We hike down to the river. I wade across with my shoes on as always and wait on the other side as the others try to find a dry way across. I miss it as they have a misadventure with a log and a waterfall and Shake’nBake walks up soaked to his chest. We’ve been taking it in turns to fall into rivers lately.
We finish out the little passes- Benson first, and Sevey the next day. There is no snow, but they still exhaust us. We sail over Dorothy Pass and out of Yosemite, and hit one thousand miles at noon. I packed out Scotch for the occasion and we sit and sip it under the pines. Then we climb high, up towards Sonora pass. We camp on a ridge, cowboying for the first time in a while. An owl swoops low overhead, silent until he is past us and we hear a whoosh.

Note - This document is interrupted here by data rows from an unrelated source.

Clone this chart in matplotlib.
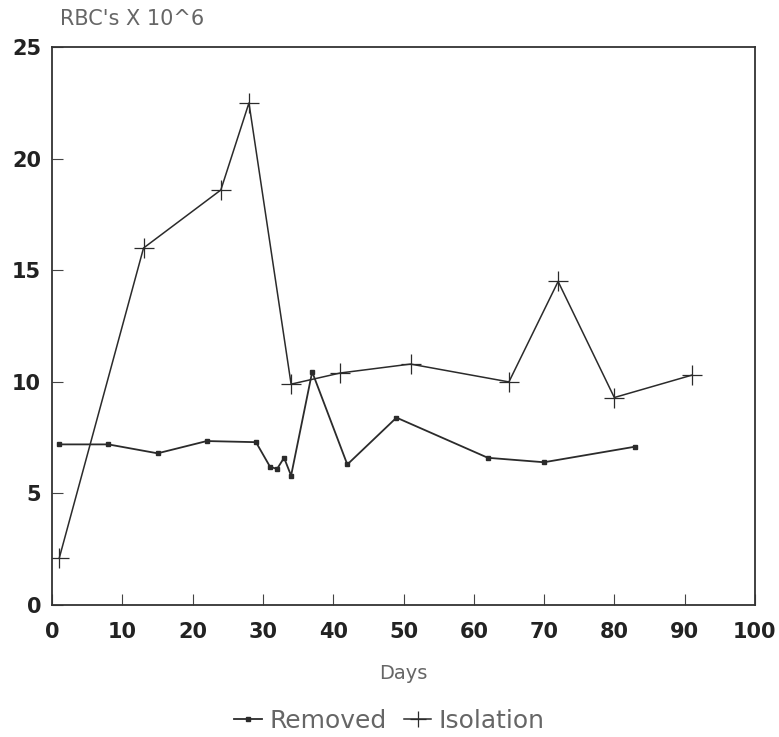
import matplotlib.pyplot as plt

days_removed = [1, 8, 15, 22, 29, 31, 32, 33, 34, 37, 42, 49, 62, 70, 83]
rbc_removed = [7.2, 7.2, 6.8, 7.35, 7.3, 6.2, 6.1, 6.6, 5.8, 10.45, 6.3, 8.4, 6.6, 6.4, 7.1]

days_isolation = [1, 13, 24, 28, 34, 41, 51, 65, 72, 80, 91]
rbc_isolation = [2.1, 16.0, 18.6, 22.5, 9.9, 10.4, 10.8, 10.0, 14.5, 9.3, 10.3]

xticks = [0, 10, 20, 30, 40, 50, 60, 70, 80, 90, 100]
yticks = [0, 5, 10, 15, 20, 25]

line_col = '#2b2b2b'
text_col = '#666666'

fig = plt.figure(figsize=(7.79, 7.37), dpi=100)
ax = fig.add_axes([0.067, 0.179, 0.902, 0.757])

ax.plot(days_removed, rbc_removed, color=line_col, lw=1.3, marker='s', ms=3.5,
        mfc=line_col, mec=line_col, label='Removed')
ax.plot(days_isolation, rbc_isolation, color=line_col, lw=1.1, marker='+', ms=14,
        mew=0.9, label='Isolation')

ax.set_xlim(0, 100)
ax.set_ylim(0, 25)
ax.set_xticks(xticks)
ax.set_yticks(yticks)
ax.tick_params(direction='in', length=8, width=0.8, color='#444444')
ax.tick_params(axis='x', pad=12)
ax.tick_params(axis='y', pad=8)
for lab in ax.get_xticklabels() + ax.get_yticklabels():
    lab.set_fontweight('bold')
    lab.set_fontsize(15)
    lab.set_color('#222222')
for s in ax.spines.values():
    s.set_linewidth(1.3)
    s.set_color('#333333')

ax.set_xlabel('Days', fontsize=14, color=text_col, labelpad=16)
fig.text(0.077, 0.988, "RBC's X 10^6", fontsize=15, color=text_col, va='top', ha='left')

leg = fig.legend(loc='center', bbox_to_anchor=(0.5, 0.022), ncol=2, frameon=False,
                 fontsize=18, handlelength=1.1, handletextpad=0.3, columnspacing=0.7,
                 markerscale=0.8)
for t in leg.get_texts():
    t.set_color(text_col)

fig.savefig('out.png', dpi=100)
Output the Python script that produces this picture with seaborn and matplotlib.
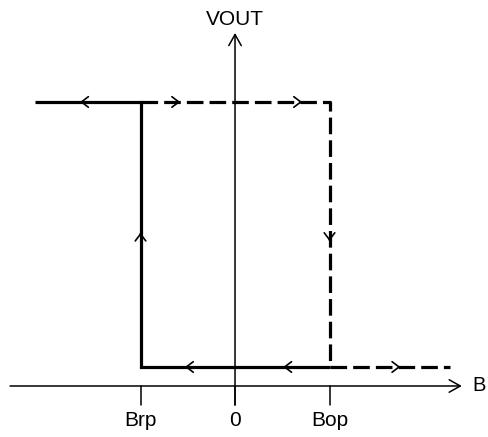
import matplotlib
matplotlib.use("Agg")
import matplotlib.pyplot as plt
import seaborn as sns
import pandas as pd

sns.set_style("white")
plt.rcParams["font.family"] = ["Liberation Sans", "DejaVu Sans"]
plt.rcParams["text.color"] = "black"

# ---- data ----
tick_labels = ["Brp", "0", "Bop"]
tick_values = [-1.0, 0.0, 1.0]
B_brp, B_bop = -1.0, 1.0
V_high, V_low = 1.0, 0.067
B_left, B_right = -2.12, 2.27

solid_x = [B_left, B_brp, B_brp, B_bop]
solid_y = [V_high, V_high, V_low, V_low]
dash1_x = [B_brp, B_bop, B_bop]
dash1_y = [V_high, V_high, V_low]
dash2_x = [B_bop, B_right]
dash2_y = [V_low, V_low]

# arrow markers on the path: (B, V, dx, dy)
arrow_x = [-1.64, -0.58, 0.71, -1.0, 1.0, -0.53, 0.51, 1.75]
arrow_y = [V_high, V_high, V_high, 0.54, 0.51, V_low, V_low, V_low]
arrow_dx = [-1, 1, 1, 0, 0, -1, -1, 1]
arrow_dy = [0, 0, 0, 1, -1, 0, 0, 0]

# ---- figure ----
fig = plt.figure(figsize=(4.88, 4.37), dpi=100)
ax = fig.add_axes([0, 0, 1, 1])
ax.set_axis_off()
ax.set_xlim(-2.487, 2.677)
ax.set_ylim(-0.1796, 1.359)

# axes with arrows
axis_kw = dict(arrowstyle="->,head_length=0.8,head_width=0.45", lw=1.1,
               color="black", shrinkA=0, shrinkB=0, mutation_scale=10)
ax.annotate("", xy=(2.40, 0), xytext=(-2.38, 0), arrowprops=axis_kw,
            annotation_clip=False)
ax.annotate("", xy=(0, 1.243), xytext=(0, -0.067), arrowprops=axis_kw,
            annotation_clip=False)
for tv in tick_values:
    ax.plot([tv, tv], [0, -0.067], color="black", lw=1.1)
for tv, tl in zip(tick_values, tick_labels):
    ax.text(tv, -0.12, tl, ha="center", va="center", fontsize=15,
            color="black")
ax.text(0, 1.289, "VOUT", ha="center", va="center", fontsize=15,
        color="black")
ax.text(2.51, 0, "B", ha="left", va="center", fontsize=14.5,
        color="black")

# paths
sns.lineplot(x=solid_x, y=solid_y, sort=False, estimator=None, color="black",
             lw=2.3, ax=ax, solid_joinstyle="miter", solid_capstyle="butt")
dash_style = (0, (5.2, 1.9))
sns.lineplot(x=dash1_x, y=dash1_y, sort=False, estimator=None, color="black",
             lw=2.3, ax=ax, linestyle=dash_style, dash_capstyle="butt")
sns.lineplot(x=dash2_x, y=dash2_y, sort=False, estimator=None, color="black",
             lw=2.3, ax=ax, linestyle=dash_style, dash_capstyle="butt")

arrow_kw = dict(arrowstyle="->,head_length=0.5,head_width=0.38", lw=1.2,
                color="black", shrinkA=0, shrinkB=0, mutation_scale=10)
for x, y, dx, dy in zip(arrow_x, arrow_y, arrow_dx, arrow_dy):
    ax.annotate("", xy=(x, y), xytext=(x - dx * 0.02, y - dy * 0.006),
                arrowprops=arrow_kw)

fig.savefig("out.png", dpi=100)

Sonora in the morning is one sketchy snow field after another. I opt to scramble around one, and then another, slipping on the loose rock. And then we are safe but shaken, left rattled by the scariest pass. We catch a ride with a woman to Northern Kennedy Meadows to resupply, and then we are back on the trail, running for Canada.The trail hurls us up and over ridges, then down into valleys over and over again. We are lower than the high passes now, but we still have as much elevation gain. Water begins to dry up as we move worth- we see dry creek beds again, and gradually the landscape changes, until we come over an iris dotted pass and see Lake Tahoe below.